> OBJECTIVE
Look at the data below and print exactly the lines from its first line through the line with "const aTickY = [-8.5, -8.1];"; the pictures stay out of the copy.

> GIVEN DATA
==================================================
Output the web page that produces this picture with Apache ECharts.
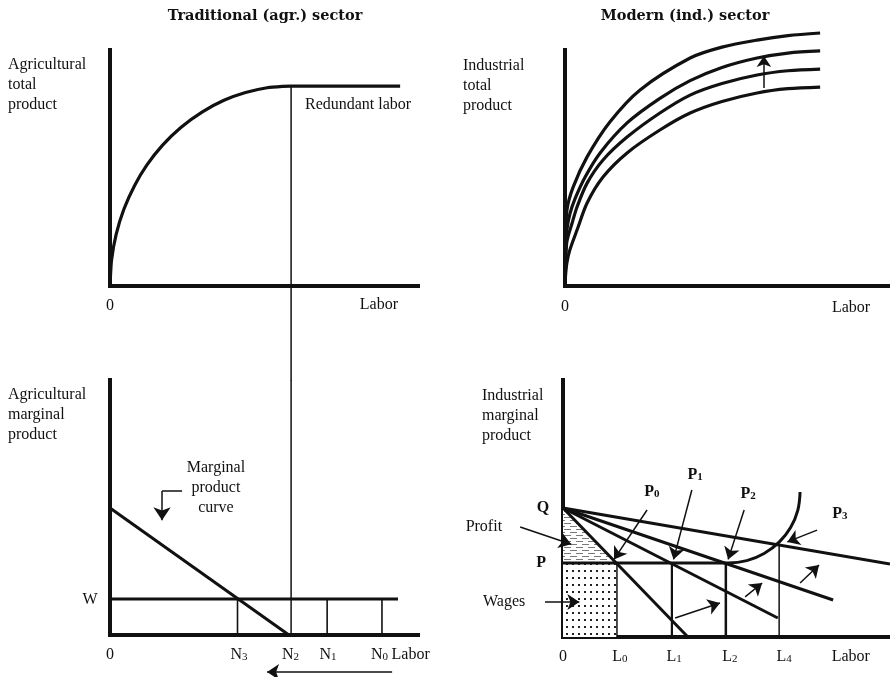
<!DOCTYPE html>
<html><head><meta charset="utf-8">
<script src="https://cdn.jsdelivr.net/npm/echarts@6/dist/echarts.min.js"></script>
<style>html,body{margin:0;padding:0;background:#fff}#c{width:890px;height:677px}</style>
</head><body><div id="c"></div>
<script>
// ================= DATA =================
const sectorTitles = ['Traditional (agr.) sector', 'Modern (ind.) sector'];
const yAxisNames = ['Agricultural\ntotal\nproduct', 'Industrial\ntotal\nproduct',
                    'Agricultural\nmarginal\nproduct', 'Industrial\nmarginal\nproduct'];

// Panel A: agricultural total product (labor units 0-100, output 0-100)
const agrTPLabor = [0, 0.5, 2, 4.5, 8, 12, 17, 23, 30, 37, 44, 51, 56, 58.8, 94.2];
const agrTPValue = [0, 11.0, 21.9, 32.5, 42.6, 51.3, 59.6, 67.2, 73.8, 78.7, 82.0, 84.0, 84.6, 84.7, 84.7];
const redundantX = [58.8, 58.8];
const redundantYTop = [84.7, -40];     // drawn on into the lower panel
const redundantYBottom = [100, 0];
const redundantLabel = ['Redundant labor'];
const redundantLabelX = [63.3];
const redundantLabelY = [76.7];
const aTickLabels = ['0', 'Labor'];
const aTickX = [0, 87.3];
const aTickY = [-8.5, -8.1];

// Panel B: industrial total product curves (shifting upward)
const indTP1X = [0, 0.2, 0.6, 1.5, 3.7, 6.8, 11.7, 19.1, 29.2, 38.5, 48.3, 59.1, 68.6, 78.5];
const indTP1Y = [0, 5, 10, 15.3, 23.7, 35.2, 46.2, 56.4, 66.1, 73.3, 78.2, 81.8, 83.6, 84.3];
const indTP2X = [0, 0.2, 0.6, 2.2, 3.7, 6.8, 11.7, 19.1, 29.2, 38.5, 48.3, 59.1, 68.6, 78.5];
const indTP2Y = [0, 10, 19, 26.7, 33.5, 43.6, 53.4, 63.1, 73.3, 80.9, 85.8, 89.4, 91.2, 91.9];
const indTP3X = [0, 0.2, 0.6, 1.5, 3.1, 6.2, 10.8, 19.1, 29.2, 38.5, 48.3, 59.1, 68.6, 78.5];
const indTP3Y = [0, 14, 24, 30.5, 37, 46.2, 56.4, 69.1, 79.5, 87.0, 92.6, 96.6, 98.7, 99.6];
const indTP4X = [0, 0.2, 0.6, 2.5, 6.8, 13.8, 23.1, 38.5, 48.3, 59.1, 68.6, 78.5];
const indTP4Y = [0, 18, 32.2, 41.9, 54.7, 69.5, 83.1, 96.6, 101.2, 104.2, 106.1, 107.2];
const shiftUpX = [61.2, 61.2];
const shiftUpY = [83.9, 97.5];
const bTickLabels = ['0', 'Labor'];
const bTickX = [0, 88.0];
const bTickY = [-8.9, -9.3];

// Panel C: agricultural marginal product
const mpLabor = [0, 58.1];
const mpValue = [49.8, 0];
const wageLineX = [0, 93.5];
const wageLineY = [14.1, 14.1];
const nMarksX = [41.4, 70.5, 88.3];        // N3, N1, N0
const nMarksTop = 14.1;
const cTickLabels = ['0', 'N₃', 'N₂', 'N₁', 'N₀', 'Labor'];
const cTickX = [0, 41.9, 58.6, 70.8, 87.5, 97.6];
const cTickY = -7.8;
const cSideLabels = ['W', 'Marginal\nproduct\ncurve'];
const cSideX = [-6.5, 34.4];
const cSideY = [13.7, 57.6];
const laborShiftX = [91.6, 51.0];
const laborShiftY = [-14.5, -14.5];
const mpNoteX = [23.4, 16.9, 16.9];
const mpNoteY = [56.5, 56.5, 45.0];

// Panel D: industrial marginal product
const qValue = 50.2;
const pWage = 28.8;
const mpdEndX = [38.2, 65.7, 82.6, 100];
const mpdEndY = [0, 7.4, 14.4, 28.4];
const wageLineDX = [0, 49.8];
const lMarksX = [16.5, 33.3, 49.8, 66.1];
const lMarksTop = [28.8, 28.8, 28.8, 35.8];
const lMarksWidth = [1.5, 2.2, 2.5, 1.5];
const supplyX = [49.8, 50.5, 56.2, 61.5, 66.1, 69.6, 71.8, 72.5];
const supplyY = [28.8, 28.8, 29.7, 32.5, 36.9, 42.6, 49.3, 56.4];
const profitX = [0, 0, 16.5];
const profitY = [50.2, 28.8, 28.8];
const wagesX = [0, 16.5, 16.5, 0];
const wagesY = [0, 0, 28.8, 28.8];
const dArrowFromX = [34.3, 55.7, 72.5, 25.7, 39.4, 55.4, 77.7, -13.1, -5.5];
const dArrowFromY = [7.4, 15.6, 21.0, 49.4, 57.2, 49.4, 41.6, 42.8, 13.6];
const dArrowToX = [48.0, 60.9, 78.3, 15.6, 33.8, 50.5, 68.6, 2.5, 5.0];
const dArrowToY = [13.2, 21.0, 28.0, 30.2, 30.2, 30.2, 37.0, 36.1, 13.6];
const pointLabels = ['P₀', 'P₁', 'P₂', 'P₃'];
const pointLabelX = [27.2, 40.4, 56.6, 84.7];
const pointLabelY = [56.4, 63.0, 55.7, 47.9];
const dBoldLabels = ['Q', 'P'];
const dBoldX = [-6.1, -6.7];
const dBoldY = [50.2, 28.8];
const dSideLabels = ['Profit', 'Wages'];
const dSideX = [-24.2, -18.0];
const dSideY = [42.8, 13.6];
const dTickLabels = ['0', 'L₀', 'L₁', 'L₂', 'L₄', 'Labor'];
const dTickX = [0, 17.4, 34.0, 51.0, 67.6, 88.0];
const dTickY = -7.8;

// ================= STYLE / HELPERS =================
const INK = '#111111';
const SERIF = '"Liberation Serif", "Times New Roman", serif';

function makePattern(w, h, draw) {
  const cv = document.createElement('canvas');
  cv.width = w; cv.height = h;
  const ctx = cv.getContext('2d');
  draw(ctx);
  return { image: cv, repeat: 'repeat' };
}
const hatch = makePattern(12, 6, ctx => {
  ctx.fillStyle = '#fff'; ctx.fillRect(0, 0, 12, 6);
  ctx.fillStyle = '#7a7a7a';
  ctx.fillRect(0, 1, 7, 1);
  ctx.fillRect(6, 4, 6, 1); ctx.fillRect(0, 4, 1, 1);
});
const dots = makePattern(6, 7, ctx => {
  ctx.fillStyle = '#fff'; ctx.fillRect(0, 0, 6, 7);
  ctx.fillStyle = '#222';
  ctx.fillRect(2, 3, 2, 2);
});

// subscript digits -> rich text tokens
function toRich(s) {
  if (!/[\u2080-\u2089]/.test(s)) return s;
  let out = '';
  for (const ch of s) {
    const c = ch.charCodeAt(0);
    if (c >= 0x2080 && c <= 0x2089) out += '{s|' + (c - 0x2080) + '}';
    else out += '{m|' + ch + '}';
  }
  return out;
}

function axis(gi) {
  return { type: 'value', gridIndex: gi, min: 0, max: 100,
    axisLine: { show: true, onZero: false, lineStyle: { color: INK, width: 4, cap: 'square' } },
    axisTick: { show: false }, axisLabel: { show: false }, splitLine: { show: false } };
}
function curve(gi, xs, ys, w, smooth) {
  return { type: 'line', xAxisIndex: gi, yAxisIndex: gi, data: xs.map((x, i) => [x, ys[i]]),
    showSymbol: false, symbol: 'none', clip: false, silent: true, smooth: smooth || false,
    lineStyle: { color: INK, width: w }, z: 3 };
}
function arrows(gi, fx, fy, tx, ty, w, size) {
  return { type: 'lines', coordinateSystem: 'cartesian2d', xAxisIndex: gi, yAxisIndex: gi,
    symbol: ['none', 'arrow'], symbolSize: size, clip: false, silent: true, z: 4,
    lineStyle: { color: INK, width: w, opacity: 1, curveness: 0 },
    data: fx.map((x, i) => ({ coords: [[x, fy[i]], [tx[i], ty[i]]] })) };
}
function labels(gi, texts, xs, ys, opts) {
  opts = opts || {};
  const size = opts.size || 16, weight = opts.weight || 'normal';
  return { type: 'scatter', xAxisIndex: gi, yAxisIndex: gi, symbolSize: 0, clip: false, silent: true, z: 5,
    itemStyle: { opacity: 1 },
    data: texts.map((t, i) => ({ value: [xs[i], Array.isArray(ys) ? ys[i] : ys], name: t })),
    label: { show: true, position: opts.position || 'inside', distance: 0, formatter: p => toRich(p.name),
      color: INK, opacity: 1, fontFamily: SERIF, fontSize: size, fontWeight: weight,
      lineHeight: opts.lineHeight || 20, align: opts.align || 'center',
      rich: {
        m: { fontFamily: SERIF, fontSize: size, fontWeight: weight, color: INK, lineHeight: 16 },
        s: { fontFamily: SERIF, fontSize: 11, fontWeight: weight, color: INK, lineHeight: 7, verticalAlign: 'bottom' }
      } } };
}
function polygon(gi, xs, ys, fill) {
  return { type: 'custom', xAxisIndex: gi, yAxisIndex: gi, clip: false, silent: true, z: 1,
    data: [[xs[0], ys[0]]],
    renderItem: (params, api) => ({ type: 'polygon',
      shape: { points: xs.map((x, i) => api.coord([x, ys[i]])) },
      style: { fill: fill, stroke: null } }) };
}

// ================= SERIES =================
const series = [];
// Panel A
series.push(curve(0, agrTPLabor, agrTPValue, 3.2, 0.2));
series.push(curve(0, redundantX, redundantYTop, 1.5));
series.push(labels(0, redundantLabel, redundantLabelX, redundantLabelY, { position: 'right', align: 'left' }));
series.push(labels(0, aTickLabels, aTickX, aTickY));
// Panel B
[[indTP1X, indTP1Y], [indTP2X, indTP2Y], [indTP3X, indTP3Y], [indTP4X, indTP4Y]].forEach(c =>
  series.push(curve(1, c[0], c[1], 3.2, 0.3)));
series.push(arrows(1, [shiftUpX[0]], [shiftUpY[0]], [shiftUpX[1]], [shiftUpY[1]], 1.5, [9, 11]));
series.push(labels(1, bTickLabels, bTickX, bTickY));
// Panel C
series.push(curve(2, redundantX, redundantYBottom, 1.5));
series.push(curve(2, mpLabor, mpValue, 3));
series.push(curve(2, wageLineX, wageLineY, 3));
nMarksX.forEach(x => series.push(curve(2, [x, x], [nMarksTop, 0], 1.6)));
series.push(labels(2, cTickLabels, cTickX, cTickY));
series.push(labels(2, cSideLabels, cSideX, cSideY));
series.push(arrows(2, [laborShiftX[0]], [laborShiftY[0]], [laborShiftX[1]], [laborShiftY[1]], 1.5, [9, 12]));
series.push(curve(2, mpNoteX.slice(0, 2), mpNoteY.slice(0, 2), 1.5));
series.push(arrows(2, [mpNoteX[1]], [mpNoteY[1]], [mpNoteX[2]], [mpNoteY[2]], 1.5, [10, 13]));
// Panel D
series.push(polygon(3, profitX, profitY, hatch));
series.push(polygon(3, wagesX, wagesY, dots));
mpdEndX.forEach((x, i) => series.push(curve(3, [0, x], [qValue, mpdEndY[i]], 3)));
series.push(curve(3, wageLineDX, [pWage, pWage], 3));
lMarksX.forEach((x, i) => series.push(curve(3, [x, x], [lMarksTop[i], 0], lMarksWidth[i])));
series.push(curve(3, supplyX, supplyY, 3, 0.4));
series.push(arrows(3, dArrowFromX, dArrowFromY, dArrowToX, dArrowToY, 1.5, [10, 12]));
series.push(labels(3, pointLabels, pointLabelX, pointLabelY, { weight: 'bold' }));
series.push(labels(3, dBoldLabels, dBoldX, dBoldY, { weight: 'bold' }));
series.push(labels(3, dSideLabels, dSideX, dSideY));
series.push(labels(3, dTickLabels, dTickX, dTickY));

// ================= OPTION =================
const titleFont = 'bold 14.5px "DejaVu Serif", serif';
const nameFont = '16px ' + SERIF;
const namePos = [[8, 55], [463, 56], [8, 385], [482, 386]];
const titlePos = [[265, 16], [685, 16]];

const option = {
  animation: false,
  backgroundColor: '#ffffff',
  grid: [
    { left: 110, top: 50, width: 308, height: 236 },
    { left: 565, top: 50, width: 325, height: 236 },
    { left: 110, top: 380, width: 308, height: 255 },
    { left: 563, top: 380, width: 327, height: 257 }
  ],
  xAxis: [axis(0), axis(1), axis(2), axis(3)],
  yAxis: [axis(0), axis(1), axis(2), axis(3)],
  graphic: [
    ...sectorTitles.map((t, i) => ({ type: 'text', x: titlePos[i][0], y: titlePos[i][1], silent: true,
      style: { text: t, font: titleFont, fill: INK, align: 'center', verticalAlign: 'middle',
               textAlign: 'center', textVerticalAlign: 'middle' } })),
    ...yAxisNames.map((t, i) => ({ type: 'text', x: namePos[i][0], y: namePos[i][1], silent: true,
      style: { text: t, font: nameFont, fill: INK, lineHeight: 20, align: 'left', verticalAlign: 'top',
               textAlign: 'left', textVerticalAlign: 'top' } }))
  ],
  series: series
};

const chart = echarts.init(document.getElementById('c'), null, { renderer: 'canvas' });
chart.setOption(option);
</script>
</body></html>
==================================================
> RESULT BELOW
Output the web page that produces this picture with Apache ECharts.
<!DOCTYPE html>
<html><head><meta charset="utf-8">
<script src="https://cdn.jsdelivr.net/npm/echarts@6/dist/echarts.min.js"></script>
<style>html,body{margin:0;padding:0;background:#fff}#c{width:890px;height:677px}</style>
</head><body><div id="c"></div>
<script>
// ================= DATA =================
const sectorTitles = ['Traditional (agr.) sector', 'Modern (ind.) sector'];
const yAxisNames = ['Agricultural\ntotal\nproduct', 'Industrial\ntotal\nproduct',
                    'Agricultural\nmarginal\nproduct', 'Industrial\nmarginal\nproduct'];

// Panel A: agricultural total product (labor units 0-100, output 0-100)
const agrTPLabor = [0, 0.5, 2, 4.5, 8, 12, 17, 23, 30, 37, 44, 51, 56, 58.8, 94.2];
const agrTPValue = [0, 11.0, 21.9, 32.5, 42.6, 51.3, 59.6, 67.2, 73.8, 78.7, 82.0, 84.0, 84.6, 84.7, 84.7];
const redundantX = [58.8, 58.8];
const redundantYTop = [84.7, -40];     // drawn on into the lower panel
const redundantYBottom = [100, 0];
const redundantLabel = ['Redundant labor'];
const redundantLabelX = [63.3];
const redundantLabelY = [76.7];
const aTickLabels = ['0', 'Labor'];
const aTickX = [0, 87.3];
const aTickY = [-8.5, -8.1];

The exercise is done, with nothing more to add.